The Economist has published an article by the inditing title ‘What went wrong with economics?’ (July 16, 2009). What is more interesting than the argument – that economists have made mistakes leading up to this economic crisis – is the argument’s form: the first two paragraphs go to great lengths to portray the economist as a heroic (male) figure.
Even if economic statements are ‘performed’ as the performativity thesis argues, their entry into theaters of action inevitably (as with all technological innovation) generates phenomenon that the statements themselves do not predict. A theoretical statement issued by an economist might be a starting point of a process of ‘economicization’ or ‘marketization’, but it must pass through layers of development and implementation as it is disseminated. These lengthy and intervening processes modify the statement and are as important to generating the content of downstream action as the original utterance. This is what the sociology of innovation means when it refers to the phenomenon of ‘translation’.
The Economist suggests that economists should have become whistle blowers as their insights were being ‘misused’. This argument implies that a) economics and finance professors have actually been correct all along; and b) they are able to monitor the every day details of financial activity. Part of the problem of course, is that nobody – least of all economists wrapped up in quantitative models – seems to have understood how distributed financial activity was unfolding on the ground. Nobody was really studying the insides of mortgage finance; it was just… happening, in the wild.

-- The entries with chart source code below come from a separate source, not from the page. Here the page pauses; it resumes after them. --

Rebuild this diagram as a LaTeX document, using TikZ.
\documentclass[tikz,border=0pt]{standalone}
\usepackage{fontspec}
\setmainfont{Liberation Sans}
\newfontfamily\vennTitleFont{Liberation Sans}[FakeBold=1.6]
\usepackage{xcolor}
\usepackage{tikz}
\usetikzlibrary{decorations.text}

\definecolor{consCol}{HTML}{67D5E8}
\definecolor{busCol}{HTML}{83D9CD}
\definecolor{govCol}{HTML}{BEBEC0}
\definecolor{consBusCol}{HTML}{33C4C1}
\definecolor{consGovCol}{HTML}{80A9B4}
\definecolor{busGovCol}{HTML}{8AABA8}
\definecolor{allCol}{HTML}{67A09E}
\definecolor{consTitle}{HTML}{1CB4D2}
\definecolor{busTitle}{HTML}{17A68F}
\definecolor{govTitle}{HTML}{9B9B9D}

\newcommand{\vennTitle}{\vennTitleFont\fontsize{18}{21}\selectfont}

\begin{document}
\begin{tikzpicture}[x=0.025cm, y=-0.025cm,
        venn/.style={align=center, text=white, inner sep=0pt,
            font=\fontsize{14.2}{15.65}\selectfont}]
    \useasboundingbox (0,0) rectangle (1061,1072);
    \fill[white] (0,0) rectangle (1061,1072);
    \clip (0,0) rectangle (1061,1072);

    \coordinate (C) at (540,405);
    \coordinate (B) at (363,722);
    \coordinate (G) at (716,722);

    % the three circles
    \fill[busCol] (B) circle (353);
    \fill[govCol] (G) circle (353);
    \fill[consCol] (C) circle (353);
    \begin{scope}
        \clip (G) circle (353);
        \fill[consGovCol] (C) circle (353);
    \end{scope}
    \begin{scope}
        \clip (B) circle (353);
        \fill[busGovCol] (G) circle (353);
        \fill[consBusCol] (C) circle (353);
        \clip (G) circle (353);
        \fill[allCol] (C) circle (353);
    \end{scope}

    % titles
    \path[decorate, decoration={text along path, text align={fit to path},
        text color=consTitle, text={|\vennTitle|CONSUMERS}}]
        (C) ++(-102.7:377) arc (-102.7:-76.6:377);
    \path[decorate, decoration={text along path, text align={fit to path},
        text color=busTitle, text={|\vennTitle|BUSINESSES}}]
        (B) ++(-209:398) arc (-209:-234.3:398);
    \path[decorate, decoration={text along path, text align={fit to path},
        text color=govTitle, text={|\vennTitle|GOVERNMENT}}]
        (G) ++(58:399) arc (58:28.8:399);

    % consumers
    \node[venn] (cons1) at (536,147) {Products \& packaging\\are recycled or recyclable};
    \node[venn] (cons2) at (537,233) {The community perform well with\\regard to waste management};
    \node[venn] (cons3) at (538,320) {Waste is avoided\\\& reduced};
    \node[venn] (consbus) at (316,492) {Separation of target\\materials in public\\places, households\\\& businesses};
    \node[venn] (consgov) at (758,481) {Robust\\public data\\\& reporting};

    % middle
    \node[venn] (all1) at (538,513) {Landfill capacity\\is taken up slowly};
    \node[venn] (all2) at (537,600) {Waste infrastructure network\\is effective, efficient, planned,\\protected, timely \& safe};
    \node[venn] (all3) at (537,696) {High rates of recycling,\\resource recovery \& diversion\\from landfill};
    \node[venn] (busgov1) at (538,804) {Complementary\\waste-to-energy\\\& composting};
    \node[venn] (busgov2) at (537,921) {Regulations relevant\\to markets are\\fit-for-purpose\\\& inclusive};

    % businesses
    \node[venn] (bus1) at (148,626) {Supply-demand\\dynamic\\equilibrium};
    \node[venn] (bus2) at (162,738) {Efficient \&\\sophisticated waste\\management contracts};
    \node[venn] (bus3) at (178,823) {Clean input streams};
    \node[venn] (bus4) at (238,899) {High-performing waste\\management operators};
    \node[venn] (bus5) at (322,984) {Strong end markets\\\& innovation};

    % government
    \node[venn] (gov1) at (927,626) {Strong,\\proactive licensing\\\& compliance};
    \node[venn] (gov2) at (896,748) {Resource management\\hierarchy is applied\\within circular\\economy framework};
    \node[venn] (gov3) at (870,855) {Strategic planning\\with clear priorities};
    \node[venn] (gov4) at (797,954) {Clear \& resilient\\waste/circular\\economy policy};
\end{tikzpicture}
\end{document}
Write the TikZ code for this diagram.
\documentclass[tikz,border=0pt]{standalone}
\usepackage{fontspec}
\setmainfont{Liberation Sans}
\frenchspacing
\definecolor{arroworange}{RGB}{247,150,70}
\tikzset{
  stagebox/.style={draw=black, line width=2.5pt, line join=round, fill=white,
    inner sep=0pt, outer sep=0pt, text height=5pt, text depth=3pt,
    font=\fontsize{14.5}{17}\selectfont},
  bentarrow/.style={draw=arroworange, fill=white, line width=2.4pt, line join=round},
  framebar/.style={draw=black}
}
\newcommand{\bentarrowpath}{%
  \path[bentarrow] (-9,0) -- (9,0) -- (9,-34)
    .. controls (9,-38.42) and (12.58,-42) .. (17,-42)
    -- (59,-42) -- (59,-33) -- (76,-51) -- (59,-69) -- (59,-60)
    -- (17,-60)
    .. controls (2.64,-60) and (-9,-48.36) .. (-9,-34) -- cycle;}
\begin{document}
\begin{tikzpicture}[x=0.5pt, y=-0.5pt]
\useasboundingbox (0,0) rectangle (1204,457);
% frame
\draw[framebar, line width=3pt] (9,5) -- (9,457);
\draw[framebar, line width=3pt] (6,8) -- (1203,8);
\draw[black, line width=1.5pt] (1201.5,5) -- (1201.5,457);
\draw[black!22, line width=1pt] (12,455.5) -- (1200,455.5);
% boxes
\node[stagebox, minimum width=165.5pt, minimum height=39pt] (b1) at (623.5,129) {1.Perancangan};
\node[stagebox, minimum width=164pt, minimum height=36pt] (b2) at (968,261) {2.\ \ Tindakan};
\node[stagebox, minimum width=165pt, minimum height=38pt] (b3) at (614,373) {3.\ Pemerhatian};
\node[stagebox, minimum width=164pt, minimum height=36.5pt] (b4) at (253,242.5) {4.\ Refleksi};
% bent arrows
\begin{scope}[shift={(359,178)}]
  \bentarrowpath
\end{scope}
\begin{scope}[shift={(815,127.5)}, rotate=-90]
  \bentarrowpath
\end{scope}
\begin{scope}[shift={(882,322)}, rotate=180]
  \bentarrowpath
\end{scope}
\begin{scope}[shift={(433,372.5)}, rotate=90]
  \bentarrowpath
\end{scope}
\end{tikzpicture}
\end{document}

Denouncing which economists got it wrong and heralding those who ostensibly got it right only reinforces an individual centric analysis, which obfuscates how, both in boom times and in failure, financial markets are a fundamentally social achievement. If crises such as the current one are caused by collective action then the image of the economist fails not only because the discipline has not lived up to its own projected heroism as omniscient overseers, but also because the notion that desirable economic action depends upon the word of a few sage individuals – that is, the very centrality of the economist – has perhaps been overblown.

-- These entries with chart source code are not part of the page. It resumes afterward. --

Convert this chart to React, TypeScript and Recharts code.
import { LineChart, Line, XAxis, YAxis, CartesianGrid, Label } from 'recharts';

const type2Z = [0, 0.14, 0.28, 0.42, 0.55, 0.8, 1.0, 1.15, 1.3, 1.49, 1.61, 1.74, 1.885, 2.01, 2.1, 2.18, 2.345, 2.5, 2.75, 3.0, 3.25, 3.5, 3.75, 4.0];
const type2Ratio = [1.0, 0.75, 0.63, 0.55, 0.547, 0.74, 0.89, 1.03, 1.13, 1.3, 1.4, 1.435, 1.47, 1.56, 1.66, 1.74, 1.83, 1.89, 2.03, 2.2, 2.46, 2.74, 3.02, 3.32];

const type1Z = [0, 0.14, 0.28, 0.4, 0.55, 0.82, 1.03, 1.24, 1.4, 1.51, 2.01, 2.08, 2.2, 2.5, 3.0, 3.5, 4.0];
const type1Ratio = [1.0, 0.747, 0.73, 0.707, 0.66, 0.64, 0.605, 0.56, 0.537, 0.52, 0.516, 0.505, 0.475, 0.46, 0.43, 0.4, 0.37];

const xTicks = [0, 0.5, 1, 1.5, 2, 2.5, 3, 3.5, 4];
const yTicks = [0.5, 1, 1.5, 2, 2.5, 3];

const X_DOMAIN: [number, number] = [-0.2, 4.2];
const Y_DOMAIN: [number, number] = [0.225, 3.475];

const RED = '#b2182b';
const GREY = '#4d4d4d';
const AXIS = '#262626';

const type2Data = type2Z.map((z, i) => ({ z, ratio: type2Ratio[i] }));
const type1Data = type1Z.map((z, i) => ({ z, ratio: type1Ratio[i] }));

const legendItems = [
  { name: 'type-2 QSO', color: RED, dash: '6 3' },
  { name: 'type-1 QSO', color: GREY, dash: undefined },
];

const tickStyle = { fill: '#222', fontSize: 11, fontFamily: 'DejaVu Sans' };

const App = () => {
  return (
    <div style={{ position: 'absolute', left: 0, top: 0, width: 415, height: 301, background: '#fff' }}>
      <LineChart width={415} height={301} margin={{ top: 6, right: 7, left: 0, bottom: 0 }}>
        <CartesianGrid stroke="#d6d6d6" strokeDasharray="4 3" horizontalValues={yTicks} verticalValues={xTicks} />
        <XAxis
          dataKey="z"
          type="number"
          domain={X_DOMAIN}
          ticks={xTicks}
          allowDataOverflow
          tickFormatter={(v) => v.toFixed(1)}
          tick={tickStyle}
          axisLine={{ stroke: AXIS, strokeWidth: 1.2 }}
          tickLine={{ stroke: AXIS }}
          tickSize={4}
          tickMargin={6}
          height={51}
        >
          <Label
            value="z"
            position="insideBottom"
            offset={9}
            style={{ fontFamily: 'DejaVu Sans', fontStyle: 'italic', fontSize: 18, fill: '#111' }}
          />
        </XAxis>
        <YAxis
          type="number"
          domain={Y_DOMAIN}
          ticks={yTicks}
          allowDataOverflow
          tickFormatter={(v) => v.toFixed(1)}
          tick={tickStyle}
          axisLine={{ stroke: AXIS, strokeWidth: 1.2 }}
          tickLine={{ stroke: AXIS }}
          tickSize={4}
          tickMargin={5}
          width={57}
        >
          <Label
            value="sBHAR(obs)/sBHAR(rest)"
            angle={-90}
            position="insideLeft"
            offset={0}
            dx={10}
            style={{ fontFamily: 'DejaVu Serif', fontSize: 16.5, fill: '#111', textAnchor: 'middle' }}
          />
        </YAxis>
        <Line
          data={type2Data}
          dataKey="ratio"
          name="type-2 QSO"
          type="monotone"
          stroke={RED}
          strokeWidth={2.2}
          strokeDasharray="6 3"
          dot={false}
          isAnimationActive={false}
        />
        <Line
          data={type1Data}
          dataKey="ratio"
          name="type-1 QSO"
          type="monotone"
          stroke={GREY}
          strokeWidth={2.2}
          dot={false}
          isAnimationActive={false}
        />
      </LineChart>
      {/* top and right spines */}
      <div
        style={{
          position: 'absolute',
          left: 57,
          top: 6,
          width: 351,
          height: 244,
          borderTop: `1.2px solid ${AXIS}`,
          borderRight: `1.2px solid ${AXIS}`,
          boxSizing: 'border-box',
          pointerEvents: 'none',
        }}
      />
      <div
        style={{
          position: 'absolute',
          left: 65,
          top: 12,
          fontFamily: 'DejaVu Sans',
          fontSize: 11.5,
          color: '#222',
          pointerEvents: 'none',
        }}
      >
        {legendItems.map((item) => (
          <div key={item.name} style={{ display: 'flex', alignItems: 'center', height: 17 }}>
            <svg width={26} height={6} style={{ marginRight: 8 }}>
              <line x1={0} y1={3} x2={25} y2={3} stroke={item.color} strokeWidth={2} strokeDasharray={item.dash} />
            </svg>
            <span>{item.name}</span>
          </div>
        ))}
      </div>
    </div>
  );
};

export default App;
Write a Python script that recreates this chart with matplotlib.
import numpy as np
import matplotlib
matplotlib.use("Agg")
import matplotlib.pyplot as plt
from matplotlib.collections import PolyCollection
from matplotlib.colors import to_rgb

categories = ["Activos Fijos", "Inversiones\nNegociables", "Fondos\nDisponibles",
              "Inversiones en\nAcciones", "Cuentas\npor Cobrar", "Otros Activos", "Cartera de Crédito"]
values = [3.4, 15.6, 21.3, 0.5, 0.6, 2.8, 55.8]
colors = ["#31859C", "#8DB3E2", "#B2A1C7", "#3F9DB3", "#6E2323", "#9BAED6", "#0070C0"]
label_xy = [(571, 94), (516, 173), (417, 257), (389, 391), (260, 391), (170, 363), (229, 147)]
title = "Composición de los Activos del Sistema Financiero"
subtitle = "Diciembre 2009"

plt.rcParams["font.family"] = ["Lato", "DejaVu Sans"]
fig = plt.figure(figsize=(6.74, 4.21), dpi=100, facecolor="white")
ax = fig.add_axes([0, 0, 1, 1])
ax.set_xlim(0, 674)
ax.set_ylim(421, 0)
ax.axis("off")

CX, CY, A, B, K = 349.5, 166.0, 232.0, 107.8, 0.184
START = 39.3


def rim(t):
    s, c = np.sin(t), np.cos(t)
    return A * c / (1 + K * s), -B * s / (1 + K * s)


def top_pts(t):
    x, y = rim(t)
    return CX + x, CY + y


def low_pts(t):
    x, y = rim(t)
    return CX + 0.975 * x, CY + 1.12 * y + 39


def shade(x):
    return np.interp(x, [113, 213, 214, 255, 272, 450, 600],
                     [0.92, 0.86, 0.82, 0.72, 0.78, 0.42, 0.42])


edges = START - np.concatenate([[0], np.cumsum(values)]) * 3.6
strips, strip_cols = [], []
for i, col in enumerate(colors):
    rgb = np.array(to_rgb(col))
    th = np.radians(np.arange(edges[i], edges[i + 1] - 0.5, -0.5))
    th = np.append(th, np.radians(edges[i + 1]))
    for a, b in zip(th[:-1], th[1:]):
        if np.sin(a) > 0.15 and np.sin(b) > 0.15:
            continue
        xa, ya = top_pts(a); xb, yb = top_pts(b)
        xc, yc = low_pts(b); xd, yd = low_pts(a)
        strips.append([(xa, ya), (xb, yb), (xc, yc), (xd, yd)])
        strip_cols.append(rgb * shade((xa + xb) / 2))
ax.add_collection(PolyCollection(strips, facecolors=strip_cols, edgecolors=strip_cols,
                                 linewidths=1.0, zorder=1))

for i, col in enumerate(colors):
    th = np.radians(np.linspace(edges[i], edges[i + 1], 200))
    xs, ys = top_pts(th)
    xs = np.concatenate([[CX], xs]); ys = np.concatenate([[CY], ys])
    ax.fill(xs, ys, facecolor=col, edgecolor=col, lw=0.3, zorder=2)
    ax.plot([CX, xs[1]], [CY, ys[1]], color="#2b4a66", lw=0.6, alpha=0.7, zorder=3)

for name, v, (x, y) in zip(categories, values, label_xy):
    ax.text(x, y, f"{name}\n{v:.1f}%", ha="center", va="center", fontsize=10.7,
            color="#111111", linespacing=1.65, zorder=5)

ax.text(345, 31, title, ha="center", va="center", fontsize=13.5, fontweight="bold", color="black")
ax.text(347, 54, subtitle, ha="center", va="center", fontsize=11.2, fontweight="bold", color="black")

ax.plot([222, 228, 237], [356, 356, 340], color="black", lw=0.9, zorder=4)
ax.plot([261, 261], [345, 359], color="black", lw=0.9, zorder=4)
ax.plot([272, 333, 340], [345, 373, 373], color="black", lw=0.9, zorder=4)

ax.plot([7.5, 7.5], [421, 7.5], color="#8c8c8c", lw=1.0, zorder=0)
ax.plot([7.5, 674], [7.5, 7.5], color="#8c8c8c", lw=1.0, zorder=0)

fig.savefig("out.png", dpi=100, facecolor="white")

The economist has been discredited. Ok. What is more important to understanding contemporary economic conditions is to discredit the very idea that their disappointing performance should dominate the discussion.
The plain truth, is that Economics in the last 30 or so years, have become a prostitued and dishonest profession that mostly served to justify the Fridmanian non-sense, that the "market forces" (i.e. the schemes of the most powerful and rich to sack the unconcius and ignorant middle classes and the poor) were "the gospel" to be preached, and that eretics like Keynesians, and plainly everyone that did not buy that dishonest nonsense should be burned alive.
Now, the people are paying the price.
Unfortunately, the very ones that benefited from the sacking, will be the least affected, as always... although maybe there is some justice in that, in the sense that being stupid doen't pay: The middle classes have to begin to study economics... otherwise they will be always the "conservative pawns" of the moguls of the World.